There are 6 comments on this entry.

First off are you downloading your podcasts? If you've downloaded the cast and are playing it in a .mp3 player like iTunes you would be able to skip around using the timeline on top, also some casts will open in a new browser window with quicktime and you should be able to zip along there as well, but if you just click a podcast it's a stream which would be just like listening to the radio. Give that a shot, and while you're at you can check out my podcast!
Good Luck.

Peter

Posted Sunday, Aug 28 2005 07:32 PM

I am downloading my podcasts, but there's no map for a particular timecode and particular subject matter that I can really make use of. If, for example, there was a map (not all podcasts publish one), it's still not clickable so I can jump to that time, nor is it downloaded to my iPod so I can see it when all I have is my player. I'm aware that software developers have it in their capability to solve this problem. What's missing is the standards body that wants to take it on, and no one really wants to strive to solve it all by themselves.

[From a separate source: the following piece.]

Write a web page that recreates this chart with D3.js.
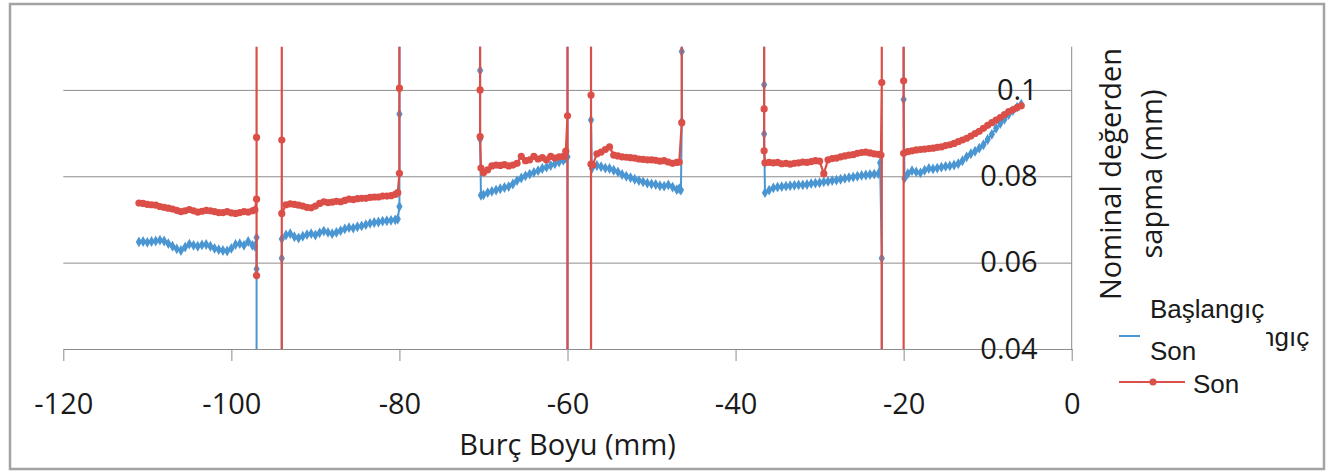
<!DOCTYPE html>
<html>
<head>
<meta charset="utf-8">
<script src="https://cdn.jsdelivr.net/npm/d3@7"></script>
<style>
  body { margin: 0; background: #fff; }
  .axis text { font-family: "Open Sans", sans-serif; font-size: 29px; fill: #1a1a1a; }
  .axis path, .axis line { stroke: #8c8c8c; }
  .grid line { stroke: #8c8c8c; }
  .grid path { display: none; }
</style>
</head>
<body>
<div class="chart"></div>
<script>
// off-scale readings (spikes that leave the chart)
const HI = 0.5, LO = -0.5;

const xTicks = [-120, -100, -80, -60, -40, -20, 0];
const yTicks = [0.04, 0.06, 0.08, 0.1];

// measured segments (mm)
const xA = [-111, -110.5, -110, -109.5, -109, -108.5, -108, -107.5, -107, -106.5, -106, -105.5, -105, -104.5, -104, -103.5, -103, -102.5, -102, -101.5, -101, -100.5, -100, -99.5, -99, -98.5, -98, -97.5];
const basA = [.0648, .0649, .0647, .0649, .0650, .0652, .0650, .0644, .0638, .0632, .0628, .0636, .0643, .0640, .0638, .0641, .0642, .0638, .0633, .0630, .0628, .0627, .0633, .0642, .0644, .0640, .0649, .0640];
const sonA = [.0738, .0737, .0735, .0734, .0733, .0730, .0728, .0726, .0724, .0721, .0718, .0720, .0723, .0720, .0717, .0719, .0721, .0720, .0718, .0716, .0716, .0718, .0715, .0714, .0716, .0718, .0717, .0720];

const xA2 = [-93.5, -93, -92.5, -92, -91.5, -91, -90.5, -90, -89.5, -89, -88.5, -88, -87.5, -87, -86.5, -86, -85.5, -85, -84.5, -84, -83.5, -83, -82.5, -82, -81.5, -81, -80.5];
const basA2 = [.0664, .0667, .0660, .0657, .0661, .0665, .0667, .0664, .0669, .0673, .0670, .0667, .0670, .0674, .0678, .0681, .0680, .0683, .0685, .0688, .0691, .0693, .0694, .0696, .0697, .0698, .0699];
const sonA2 = [.0734, .0736, .0735, .0733, .0731, .0728, .0727, .0731, .0737, .0741, .0739, .0740, .0742, .0741, .0744, .0747, .0746, .0748, .0749, .0749, .0751, .0752, .0752, .0754, .0754, .0755, .0758];

const xB = [-70, -69.5, -69, -68.5, -68, -67.5, -67, -66.5, -66, -65.5, -65, -64.5, -64, -63.5, -63, -62.5, -62, -61.5, -61, -60.5];
const basB = [.0757, .0762, .0765, .0768, .0771, .0774, .0776, .0782, .0790, .0796, .0801, .0805, .0809, .0813, .0818, .0821, .0825, .0829, .0833, .0837];
const sonB = [.0808, .0815, .0824, .0826, .0825, .0827, .0824, .0826, .0830, .0846, .0836, .0838, .0846, .0840, .0843, .0838, .0846, .0842, .0845, .0846];

const xC = [-56.5, -56, -55.5, -55, -54.5, -54, -53.5, -53, -52.5, -52, -51.5, -51, -50.5, -50, -49.5, -49, -48.5, -48, -47.5, -47];
const basC = [.0825, .0822, .0819, .0818, .0814, .0810, .0804, .0800, .0797, .0793, .0790, .0787, .0784, .0782, .0781, .0778, .0777, .0780, .0775, .0769];
const sonC = [.0852, .0856, .0862, .0868, .0849, .0847, .0845, .0844, .0843, .0842, .0840, .0839, .0838, .0838, .0837, .0835, .0836, .0833, .0830, .0832];

const xD = [-36, -35.5, -35, -34.5, -34, -33.5, -33, -32.5, -32, -31.5, -31, -30.5, -30, -29.5, -29, -28.5, -28, -27.5, -27, -26.5, -26, -25.5, -25, -24.5, -24, -23.5, -23];
const basD = [.0768, .0773, .0775, .0776, .0777, .0778, .0779, .0780, .0780, .0781, .0783, .0784, .0785, .0787, .0788, .0790, .0791, .0793, .0795, .0797, .0798, .0800, .0802, .0803, .0804, .0805, .0806];
const sonD = [.0832, .0831, .0832, .0829, .0830, .0828, .0830, .0831, .0833, .0832, .0834, .0836, .0835, .0806, .0838, .0841, .0842, .0845, .0847, .0849, .0850, .0853, .0855, .0856, .0854, .0852, .0851];

const xE = [-19.5, -19, -18.5, -18, -17.5, -17, -16.5, -16, -15.5, -15, -14.5, -14, -13.5, -13, -12.5, -12, -11.5, -11, -10.5, -10, -9.5, -9, -8.5, -8, -7.5, -7, -6.5, -6];
const basE = [.0806, .0813, .0810, .0808, .0814, .0818, .0817, .0819, .0821, .0823, .0824, .0826, .0829, .0836, .0845, .0852, .0858, .0865, .0873, .0885, .0897, .0911, .0922, .0932, .0943, .0952, .0960, .0967];
const sonE = [.0857, .0859, .0861, .0862, .0863, .0864, .0865, .0867, .0868, .0871, .0873, .0876, .0880, .0884, .0888, .0893, .0899, .0904, .0911, .0918, .0924, .0930, .0936, .0943, .0950, .0954, .0959, .0963];

// jumps at the segment edges, [x, y]
const basJ97 = [[-97.2, .0638], [-97.0, .0658], [-97.0, .0585], [-97.0, LO]];
const basJ94 = [[-94.0, LO], [-94.0, .0610], [-94.0, .0655]];
const basJ80 = [[-80.2, .0701], [-80.0, .0730], [-80.0, .0944], [-80.0, HI]];
const basJ70 = [[-70.4, HI], [-70.4, .1045], [-70.4, .0886], [-70.3, .0756]];
const basJ60 = [[-60.2, .0842], [-60.0, .0845], [-60.0, HI], [-60.0, LO]];
const basJ57 = [[-57.2, LO], [-57.2, HI], [-57.2, .0930], [-57.1, .0818]];
const basJ46 = [[-46.7, .0771], [-46.5, .0768], [-46.4, .0926], [-46.4, .1089], [-46.4, HI]];
const basJ36 = [[-36.6, HI], [-36.6, .1012], [-36.6, .0898], [-36.5, .0762]];
const basJ22 = [[-22.8, .0831], [-22.6, .0610], [-22.6, LO]];
const basJ20 = [[-20.0, HI], [-20.0, .0978], [-19.9, .0795]];

const sonJ97 = [[-97.2, .0722], [-97.0, .0747], [-97.0, .0890], [-97.0, HI], [-97.0, .0570]];
const sonJ94 = [[-94.0, LO], [-94.0, HI], [-94.0, .0884], [-94.0, .0714]];
const sonJ80 = [[-80.2, .0762], [-80.0, .0807], [-80.0, .1004], [-80.0, HI]];
const sonJ70 = [[-70.4, HI], [-70.4, .1000], [-70.4, .0892], [-70.3, .0819]];
const sonJ60 = [[-60.2, .0858], [-60.0, .0940], [-60.0, HI], [-60.0, LO]];
const sonJ57 = [[-57.2, LO], [-57.2, HI], [-57.2, .0988], [-57.2, .0828], [-57.0, .0826]];
const sonJ46 = [[-46.7, .0833], [-46.4, .0924], [-46.4, HI]];
const sonJ36 = [[-36.6, HI], [-36.6, .0956], [-36.6, .0859], [-36.5, .0831]];
const sonJ22 = [[-22.7, .0849], [-22.6, .1017], [-22.6, HI], [-22.6, LO]];
const sonJ20 = [[-20.0, LO], [-20.0, HI], [-20.0, .1021], [-20.0, .0853]];

const pts = (xs, ys) => xs.map((x, i) => [x, ys[i]]);

const basLine = [
  ...pts(xA, basA), ...basJ97, null,
  ...basJ94, ...pts(xA2, basA2), ...basJ80, null,
  ...basJ70, ...pts(xB, basB), ...basJ60, null,
  ...basJ57, ...pts(xC, basC), ...basJ46, null,
  ...basJ36, ...pts(xD, basD), ...basJ22, null,
  ...basJ20, ...pts(xE, basE)
];
const sonLine = [
  ...pts(xA, sonA), ...sonJ97, null,
  ...sonJ94, ...pts(xA2, sonA2), ...sonJ80, null,
  ...sonJ70, ...pts(xB, sonB), ...sonJ60, null,
  ...sonJ57, ...pts(xC, sonC), ...sonJ46, null,
  ...sonJ36, ...pts(xD, sonD), ...sonJ22, null,
  ...sonJ20, ...pts(xE, sonE)
];

const blue = '#4a96d2', red = '#db4f48';

const W = 1328, H = 471;
const pLeft = 63.3, pRight = 1071.7, pTop = 46.7, pBottom = 349;

const svg = d3.select('.chart').append('svg')
  .attr('width', W)
  .attr('height', H);

svg.append('rect')
  .attr('x', 10).attr('y', 4)
  .attr('width', 1314).attr('height', 465)
  .attr('fill', '#fff')
  .attr('stroke', '#a3a3a3')
  .attr('stroke-width', 2.5);

const xScale = d3.scaleLinear().domain([-120, 0]).range([pLeft, pRight]);
const yScale = d3.scaleLinear().domain([0.04, 0.11]).range([pBottom, pTop]);

// grid
svg.append('g')
  .attr('class', 'grid')
  .attr('transform', `translate(${pRight},0)`)
  .call(d3.axisLeft(yScale).tickValues([0.06, 0.08, 0.1]).tickSize(pRight - pLeft).tickFormat(''));

svg.append('g')
  .attr('class', 'axis x-axis')
  .attr('transform', `translate(0,${pBottom})`)
  .call(d3.axisBottom(xScale).tickValues(xTicks).tickSize(12).tickSizeOuter(0).tickPadding(32).tickFormat(d => String(d)))
  .selectAll('text').attr('dy', '0.71em');

const yAx = svg.append('g')
  .attr('class', 'axis y-axis')
  .attr('transform', `translate(${pRight},0)`)
  .call(d3.axisLeft(yScale).tickValues(yTicks).tickSize(0).tickSizeOuter(0).tickPadding(34).tickFormat(d => String(d)));
yAx.select('.domain').attr('d', `M0,${pTop}V${pBottom}`);

svg.append('clipPath').attr('id', 'plot')
  .append('rect')
  .attr('x', pLeft).attr('y', pTop)
  .attr('width', pRight - pLeft).attr('height', pBottom - pTop);

const line = d3.line()
  .defined(d => d !== null)
  .x(d => xScale(d[0]))
  .y(d => yScale(d[1]));

const plot = svg.append('g').attr('clip-path', 'url(#plot)');

plot.append('path')
  .datum(basLine)
  .attr('fill', 'none')
  .attr('stroke', blue)
  .attr('stroke-width', 2)
  .attr('d', line);

plot.selectAll('.bas')
  .data(basLine.filter(d => d !== null))
  .enter()
  .append('path')
  .attr('class', 'bas')
  .attr('transform', d => `translate(${xScale(d[0])},${yScale(d[1])})`)
  .attr('d', d3.symbol(d3.symbolDiamond, 34))
  .attr('fill', blue);

plot.append('path')
  .datum(sonLine)
  .attr('fill', 'none')
  .attr('stroke', red)
  .attr('stroke-width', 2.2)
  .attr('d', line);

plot.selectAll('.son')
  .data(sonLine.filter(d => d !== null))
  .enter()
  .append('circle')
  .attr('class', 'son')
  .attr('cx', d => xScale(d[0]))
  .attr('cy', d => yScale(d[1]))
  .attr('r', 3.6)
  .attr('fill', red);

// axis titles
svg.append('text')
  .attr('x', (pLeft + pRight) / 2)
  .attr('y', 455)
  .attr('text-anchor', 'middle')
  .style('font-family', '"Open Sans", sans-serif')
  .style('font-size', '29px')
  .attr('fill', '#1a1a1a')
  .text('Burç Boyu (mm)');

[['Nominal değerden', 1121], ['sapma (mm)', 1162]].forEach(([t, bx]) => {
  svg.append('text')
    .attr('transform', `translate(${bx},174) rotate(-90)`)
    .attr('text-anchor', 'middle')
    .style('font-family', '"Open Sans", sans-serif')
    .style('font-size', '29px')
    .attr('fill', '#1a1a1a')
    .text(t);
});

// legend (two overlapping copies, as in the original)
const lg = svg.append('g')
  .style('font-family', '"Liberation Sans", Arial, sans-serif')
  .style('font-size', '26px')
  .attr('fill', '#1a1a1a');

lg.append('line')
  .attr('x1', 1119).attr('x2', 1185).attr('y1', 336).attr('y2', 336)
  .attr('stroke', blue).attr('stroke-width', 2);
lg.append('text').attr('x', 1195).attr('y', 346).text('Başlangıç');
lg.append('line')
  .attr('x1', 1119).attr('x2', 1185).attr('y1', 382).attr('y2', 382)
  .attr('stroke', red).attr('stroke-width', 2);
lg.append('circle').attr('cx', 1153).attr('cy', 382).attr('r', 3.5).attr('fill', red);
lg.append('text').attr('x', 1193).attr('y', 393).text('Son');

lg.append('rect')
  .attr('x', 1140).attr('y', 288)
  .attr('width', 126).attr('height', 87)
  .attr('fill', '#fff');
lg.append('text').attr('x', 1150).attr('y', 318).text('Başlangıç');
lg.append('text').attr('x', 1150).attr('y', 360).text('Son');
</script>
</body>
</html>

The MPEG3 format is somewhat ignorant of the structure of the content, other than some text fields tacked on. That is not solving the problem that I describe in my posting. It's time we moved past the flat page and into the hypertext generation with our audio files.

Josh Poulson

Posted Sunday, Aug 28 2005 07:44 PM

I don't think that's a problem with podcasts, I think it is a problem of podcasts being in their infancy. I mean, when the web was beginning, most webpages were ugly and terrible to navigate. It's taken us ten years to get to the point we're at.

Christopher Trottier

Posted Wednesday, Aug 31 2005 02:09 PM

My input is being given in the spirit of improving emerging standards. People google for ideas these days, after all…

Josh Poulson

Posted Wednesday, Aug 31 2005 02:19 PM

Speaking of the whole concept of podcasting:

Could there easily be the potential for such being used in certain quarters as a "new and innovative" marketing tool of the weirdest sort?

(Especially so among tobacco companies who may try using podcasting to get around certain advertising/marketing restrictions.)

the daily phosdex

Posted Thursday, Sep 1 2005 11:25 AM

Basically my argument against podcasts as well, aside from a general preference for visual vs. audio content consumption. It's simply more time consuming to listen through an audio output. Plus, no way to search for keywords, no hyperlinks to related/pertinent other content, etc. It's a lot of noise for nothing, in my opinion.